I wish I had a better memory of the dates involved in these job descriptions…I’m afraid you will have to put up with vague and inconsistent dates here.
For this job description, let’s just say it was in the late 1940’s…My best friend and neighbor, Larry Johnson, came up with the job. The city of Manhattan Beach had finally installed a sewer line down the street where we lived. It was the responsibility of each homeowner to make the connection from their house to the new line. Larry’s father, Les, had decided to do it on the cheap and asked us if we wanted to dig the ditch from the property line to the house. And he would pay us $10…each! It certainly sounded more interesting than mowing lawns and since we had never dug a ditch before, we had no idea of the work involved. We agreed and began by removing the grass from a narrow strip that defined our area of operations. I think that took two days. Then it was serious pick and shovel work. We lived on Pine Street, named for the Black pines that were present in each front yard and the roots from that tree had invaded the space we were trying to dig in. (By the way, this ditch ended up being about 6’ deep. Just think of the safety laws we were violating!) I remember that day after day, the ditch called to us. Beckoning us into its depths. Would we ever finish it? We had to. Les had told us that it was an all or nothing job.

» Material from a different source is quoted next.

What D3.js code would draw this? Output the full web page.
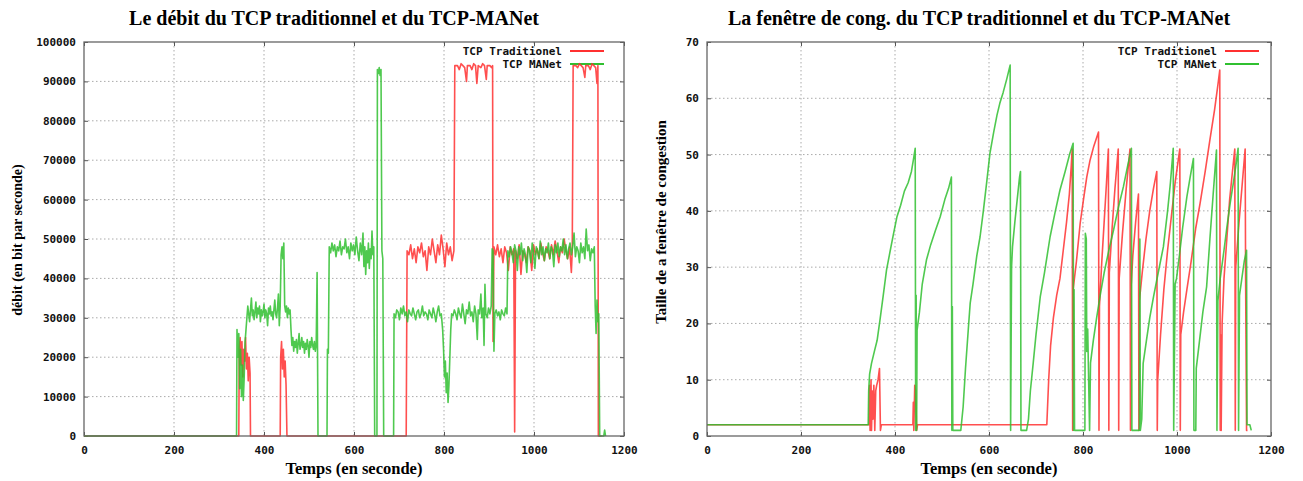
<!DOCTYPE html>
<html><head><meta charset="utf-8">
<script src="https://cdn.jsdelivr.net/npm/d3@7"></script>
<style>
body{margin:0;background:#fff;}
.tick text{font-family:"DejaVu Sans Mono",monospace;font-weight:bold;font-size:11px;fill:#111;}
</style></head><body>
<script>
// ---------- DATA ----------
const xTicks = [0,200,400,600,800,1000,1200];
const yTicksThr = [0,10000,20000,30000,40000,50000,60000,70000,80000,90000,100000];
const yTicksCwnd = [0,10,20,30,40,50,60,70];
const seriesNames = ["TCP Traditionel","TCP MANet"];
const titles = ["Le débit du TCP traditionnel et du TCP-MANet","La fenêtre de cong. du TCP traditionnel et du TCP-MANet"];
const xTitle = "Temps (en seconde)";
const yTitles = ["débit (en bit par seconde)","Taille de a fenêtre de congestion"];

// Throughput, TCP traditionnel [time, bit/s]
const thrTrad = [[0,0],[344,0],[345,22000],[347,25000],[349,18000],[351,24000],[353,15000],[355,22000],[357,19000],[359,25000],[361,17000],[363,21000],[365,14000],[367,20000],[369,16000],[370,0],
[436,0],[437,20000],[439,24000],[441,17000],[443,22000],[445,15000],[447,19000],[449,13000],[451,0],
[716,0],[718,47000],[722,46000],[726,48500],[730,45000],[734,47500],[738,44000],[742,48000],[746,46500],[750,49000],[754,45500],[758,47000],[762,42000],[766,48000],[770,46000],[774,50000],[778,47000],[782,44000],[786,48500],[790,46000],[794,51000],[798,47500],[802,43000],[806,49000],[810,46000],[814,48000],[818,44500],[822,47000],
[824,94000],[830,94000],[834,93000],[838,94500],[842,94000],[846,93500],[850,90000],[852,94000],[858,94000],[862,93000],[866,94500],[870,94000],[873,89500],[876,94000],[882,93500],[886,94500],[890,94000],[894,90500],[896,94000],[902,94000],[906,93500],[908,94000],
[909,24000],[911,48000],[915,46000],[919,48500],[923,45500],[927,47500],[931,44000],[935,48000],[939,46500],[943,42000],[947,48000],[951,46000],[955,47500],[957,1000],[959,47000],[963,45000],[967,48500],[971,41000],[975,47000],[979,46000],[983,44000],[987,48000],[991,47000],[995,42000],[999,48500],[1003,46000],[1007,47500],[1011,45000],[1015,49000],[1019,46500],[1023,44500],[1027,48000],[1031,47000],[1035,45000],[1039,48500],[1043,46000],[1047,49500],[1051,47000],[1055,44000],[1059,48000],[1063,46500],[1067,50000],[1071,47000],[1075,45000],[1079,48000],[1083,41500],[1085,47000],
[1087,94000],[1093,94000],[1097,93500],[1101,94500],[1105,94000],[1109,93500],[1113,91000],[1115,94000],[1121,94000],[1125,93000],[1129,94500],[1133,94000],[1137,93500],[1140,89500],[1142,94000],[1143,0],[1150,0]];

// Throughput, TCP-MANet
const thrManet = [[0,0],[339,0],[340,27000],[342,20000],[344,26000],[346,12000],[348,22000],[350,10000],[352,18000],[354,9000],[356,15000],[358,24000],[360,27000],[362,30000],[364,33000],[366,31000],[368,29000],[370,32000],[372,35000],[374,30500],[376,32000],[378,29500],[380,31500],[382,34000],[384,30000],[386,32500],[388,31000],[390,33000],[392,29000],[394,32000],[396,30500],[398,31500],[400,33500],[402,30000],[404,32000],[406,31000],[408,28000],[410,32500],[412,31000],[414,33000],[416,30500],[418,31500],[420,29500],[422,32000],[424,34500],[426,31000],[428,30000],[430,32500],[432,36000],[434,28000],[436,33000],[438,46000],[440,48000],[442,45000],[444,49000],[446,33000],[448,31500],[450,33000],[452,30000],[454,32500],[456,31000],[458,32000],[460,27000],[462,23000],[464,25000],[466,21500],[468,24000],[470,22500],[472,24500],[474,21000],[476,23500],[478,26000],[480,22000],[482,23000],[484,25000],[486,22500],[488,24000],[490,21000],[492,23500],[494,22000],[496,24500],[498,23000],[500,20000],[502,24000],[504,22500],[506,25000],[508,23000],[510,22000],[512,24000],[514,21500],[516,23000],[518,41500],[520,0],
[540,0],[541,22000],[543,21000],[545,48000],[548,46500],[551,49000],[554,47000],[557,48500],[560,45500],[563,48000],[566,47000],[569,49500],[572,46000],[575,48000],[578,47500],[581,50000],[584,46500],[587,48000],[590,45000],[593,49000],[596,47000],[599,48500],[602,46000],[605,50500],[608,47000],[611,44500],[614,49000],[617,46000],[620,51500],[622,43000],[624,48000],[626,41000],[628,47000],[630,44000],[632,49000],[634,42500],[636,47500],[638,45000],[640,52000],[642,46000],[644,48000],[646,0],
[651,0],[652,93000],[654,92000],[656,93500],[658,91500],[660,93000],[662,47000],[664,45000],[666,0],
[688,0],[689,31000],[692,30000],[695,32000],[698,31500],[701,29500],[704,32500],[707,31000],[710,33000],[713,30500],[716,31500],[719,29000],[722,32000],[725,31000],[728,30500],[731,32500],[734,31000],[737,29500],[740,31500],[743,32000],[746,30000],[749,31000],[752,33000],[755,30500],[758,31500],[761,31000],[764,29500],[767,32000],[770,31000],[773,30000],[776,32500],[779,31000],[782,29000],[785,31500],[788,33000],[791,30500],[794,31000],[797,27000],[799,22000],[801,15000],[803,19000],[805,11000],[807,16000],[809,8500],[811,13000],[813,20000],[815,27000],[817,31000],[820,30500],[823,32000],[826,31000],[829,29500],[832,32500],[835,31000],[838,30000],[841,33500],[844,31000],[847,28500],[850,32000],[853,31000],[856,34000],[859,30500],[862,31500],[865,29000],[868,33000],[871,31000],[874,24500],[876,32000],[879,31000],[882,36000],[884,30000],[887,32500],[889,23000],[891,38500],[893,31000],[896,30000],[899,32500],[902,31000],[905,33000],[907,47500],[909,47000],[911,21500],[913,31000],[916,32000],[919,30500],[922,31500],[925,29500],[928,32000],[931,31000],[934,30500],[937,32500],[940,31000],
[942,47000],[945,45500],[948,48000],[951,46500],[954,44000],[957,48500],[960,47000],[963,42000],[966,48000],[969,46000],[972,49000],[975,44500],[978,47500],[981,46000],[984,41500],[987,48000],[990,47000],[993,44000],[996,49000],[999,46500],[1002,42500],[1005,48000],[1008,47000],[1011,45000],[1014,49500],[1017,46000],[1020,48000],[1023,44500],[1026,47500],[1029,46500],[1032,49000],[1035,45000],[1038,48000],[1041,47000],[1044,43000],[1047,48500],[1050,46500],[1053,49000],[1056,45500],[1059,48000],[1062,47000],[1065,50000],[1068,46000],[1071,48500],[1074,45000],[1077,47500],[1080,49000],[1083,46000],[1086,48000],[1089,51500],[1092,45500],[1095,48000],[1098,47000],[1101,44000],[1104,49000],[1107,46500],[1110,48000],[1113,45000],[1116,52500],[1119,47000],[1122,48500],[1125,44500],[1128,47500],[1131,46500],[1134,48000],[1136,33000],[1138,26000],[1140,34500],[1142,29000],[1144,31000],[1146,0],[1155,0],[1157,1500],[1159,0]];

// Congestion window, TCP traditionnel
const cwndTrad = [[0,2],[345,2],[346,9],[347,1],[349,10],[350,1],[352,8],[353,3],[355,9],[357,1],[359,8],[361,9],[364,10],[367,12],[369,1],[371,2],[438,2],[439,6],[440,1],[442,9],[444,8],[446,1],[448,2],
[723,2],[727,10],[731,16],[737,21],[744,25],[751,28],[758,33],[765,38],[771,43],[775,48],[777,51],[778,1],[779,26],[786,31],[794,37.8],[801,42],[808,46],[815,49],[823,51.5],[833,54],[834,1],[835,23],[840,31],[845,38],[850,45],[854,51],[855,1],[856,29],[862,37],[868,44],[875,51],[876,1],[877,28],[884,36],[892,44],[900,51],[901,1],[902,26],[906,32],[912,38],[918,43],[919,1],[920,24],[926,29],[934,35],[942,40],[950,44],[957,47],[958,1],[959,10],[965,18],[972,26],[980,33],[988,39],[996,45],[1006,51],[1007,1],[1008,18],[1014,22],[1021,26],[1030,31],[1040,37],[1049,41.3],[1060,47],[1070,52.6],[1080,58],[1088,63],[1091,65],[1092,1],[1093,18],[1094,1],[1096,20],[1100,28],[1106,35],[1112,42],[1118,47],[1123,51],[1124,1],[1125,30],[1132,38],[1139,45],[1145,51],[1146,28],[1148,1],[1150,1]];

// Congestion window, TCP-MANet
const cwndManet = [[0,2],[343,2],[344,8],[346,11],[350,12.9],[356,15],[362,17],[368,20.6],[375,25],[382,29.5],[390,33],[397,36],[404,38.9],[412,41],[420,43.5],[428,45],[435,47],[440,49.5],[443,51.1],[444,1],[445,25],[446,1],[447,18.8],[452,22],[458,27],[467,31.3],[476,34],[486,36.5],[496,38.9],[506,42],[514,44],[520,46],[521,1],[522,23],[523,1],[540,1],[545,5.2],[550,12],[556,19],[560,23.6],[566,27],[574,32],[581,35.4],[588,40],[595,45],[602,50.2],[610,54],[617,57],[623,59.1],[630,61],[638,63.5],[645,65.9],[646,1],[648,30],[650,33.6],[655,38],[660,42],[665,46],[667,47],[668,1],[680,1],[684,3],[688,8],[694,12.9],[700,18],[709,24.7],[718,29],[730,35.4],[740,39.5],[751,43.7],[762,47],[772,50.2],[779,52],[780,1],[781,26],[782,1],[804,1],[805,36],[807,35],[808,15],[810,19],[812,10],[814,1],[816,13],[822,17],[829,21],[836,24.7],[845,29],[855,33],[865,36.6],[875,40.5],[886,44.3],[895,48],[903,51.1],[904,1],[920,1],[921,35],[922,1],[925,3],[928,12.9],[935,17],[942,21],[950,24.7],[960,29],[971,33.6],[980,40],[986,45],[992,51.1],[993,1],[996,27],[999,28],[1005,32],[1012,37],[1021,42.5],[1028,46],[1035,49.3],[1036,1],[1040,1],[1041,12],[1048,17],[1055,22],[1063,26.5],[1070,35],[1077,43],[1084,50.8],[1085,1],[1087,24],[1092,28],[1100,33],[1106,37],[1113,41.3],[1120,45],[1126,48.5],[1130,51.1],[1131,1],[1133,25],[1138,28],[1143,31],[1148,33],[1149,2],[1155,2],[1158,1]];

// ---------- DRAW ----------
const W = 1303, H = 481;
const colors = ["#ff3030", "#30c030"];
const svg = d3.select("body").append("svg").attr("width", W).attr("height", H);

function panel(o) {
  const top = 42, bottom = 436;
  const x = d3.scaleLinear().domain([0, 1200]).range([o.x0, o.x1]);
  const y = d3.scaleLinear().domain([0, o.ymax]).range([bottom, top]);
  const g = svg.append("g");
  const fmt = d3.format("d");

  // grid
  const grid = g.append("g").attr("stroke", "#aaa").attr("stroke-width", 1).attr("stroke-dasharray", "1.5,2.5");
  grid.selectAll(".gx").data(o.xTicks.slice(1, -1)).enter().append("line")
    .attr("x1", d => x(d)).attr("x2", d => x(d)).attr("y1", top).attr("y2", bottom);
  grid.selectAll(".gy").data(o.yTicks.slice(1, -1)).enter().append("line")
    .attr("y1", d => y(d)).attr("y2", d => y(d)).attr("x1", o.x0).attr("x2", o.x1);

  // axes (inward ticks, mirrored)
  const ax = (gen, tr) => {
    const a = g.append("g").attr("transform", tr).call(gen);
    a.select(".domain").remove();
    a.selectAll(".tick line").attr("stroke", "#555");
    return a;
  };
  ax(d3.axisBottom(x).tickValues(o.xTicks).tickFormat(fmt).tickSize(-4).tickPadding(10), `translate(0,${bottom})`);
  ax(d3.axisTop(x).tickValues(o.xTicks).tickSize(-4).tickFormat(""), `translate(0,${top})`);
  ax(d3.axisLeft(y).tickValues(o.yTicks).tickFormat(fmt).tickSize(-4).tickPadding(8), `translate(${o.x0},0)`);
  ax(d3.axisRight(y).tickValues(o.yTicks).tickSize(-4).tickFormat(""), `translate(${o.x1},0)`);

  // legend samples (drawn under the data, as in the reference)
  seriesNames.forEach((n, i) => {
    const ly = 51 + i * 13;
    g.append("text").attr("x", o.legX).attr("y", ly + 4).attr("text-anchor", "end")
      .style("font-family", "DejaVu Sans Mono, monospace").style("font-weight", "bold").style("font-size", "11px")
      .attr("fill", "#111").text(n);
    g.append("line").attr("x1", o.legX + 8).attr("x2", o.legX + 42).attr("y1", ly).attr("y2", ly)
      .attr("stroke", colors[i]).attr("stroke-width", 1.8);
  });

  // series
  const line = d3.line().x(d => x(d[0])).y(d => y(d[1]));
  o.series.forEach((s, i) => {
    g.append("path").datum(s).attr("d", line).attr("fill", "none")
      .attr("stroke", colors[i]).attr("stroke-width", 1.6).attr("stroke-linejoin", "round").attr("opacity", 0.85);
  });

  // frame
  g.append("rect").attr("x", o.x0).attr("y", top).attr("width", o.x1 - o.x0).attr("height", bottom - top)
    .attr("fill", "none").attr("stroke", "#666").attr("stroke-width", 1.3);

  // titles
  const serif = "Liberation Serif, Times New Roman, serif";
  g.append("text").attr("x", o.titleX).attr("y", 25).attr("text-anchor", "middle")
    .style("font-family", serif).style("font-weight", "bold").style("font-size", "20px").text(o.title);
  g.append("text").attr("x", (o.x0 + o.x1) / 2).attr("y", 474).attr("text-anchor", "middle")
    .style("font-family", serif).style("font-weight", "bold").style("font-size", "16.5px").text(xTitle);
  g.append("text").attr("transform", `translate(${o.yTitleX},${o.yTitleY}) rotate(-90)`).attr("text-anchor", "middle")
    .style("font-family", serif).style("font-weight", "bold").style("font-size", o.yTitleSize).text(o.yTitle);
}

panel({x0: 84, x1: 624, ymax: 100000, xTicks: xTicks, yTicks: yTicksThr, series: [thrTrad, thrManet],
  legX: 562, title: titles[0], titleX: 334, yTitle: yTitles[0], yTitleX: 22, yTitleY: 240, yTitleSize: "14px"});
panel({x0: 707, x1: 1271, ymax: 70, xTicks: xTicks, yTicks: yTicksCwnd, series: [cwndTrad, cwndManet],
  legX: 1217, title: titles[1], titleX: 979, yTitle: yTitles[1], yTitleX: 666, yTitleY: 222, yTitleSize: "15px"});
</script></body></html>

We finally got our $10, although Les had to climb into the ditch and do the final digging at each end. Ditch digging was forever off of my list of things I wanted to do.
And speaking of Larry, a memory from that time. When we weren’t digging ditches, one thing we enjoyed was making trips to Polliwog Pond. This involved our walking about a mile east, across the big street, Sepulveda, and down the hill on the other side. At the bottom of that hill was a huge pond and it was filled with, of course…polliwogs. Our favorite activity here was to find a raft or to make one from abandoned rafts. Then we would push out from the muddy shore and sail as far as we could. I have no idea as to how deep the pond was, it was far too muddy to see the bottom and once we were near the middle, our poles no longer touched the bottom and were useless.
The pond is gone now and I understand that it has been replaced by a park of the same name. I don’t think I want to see it.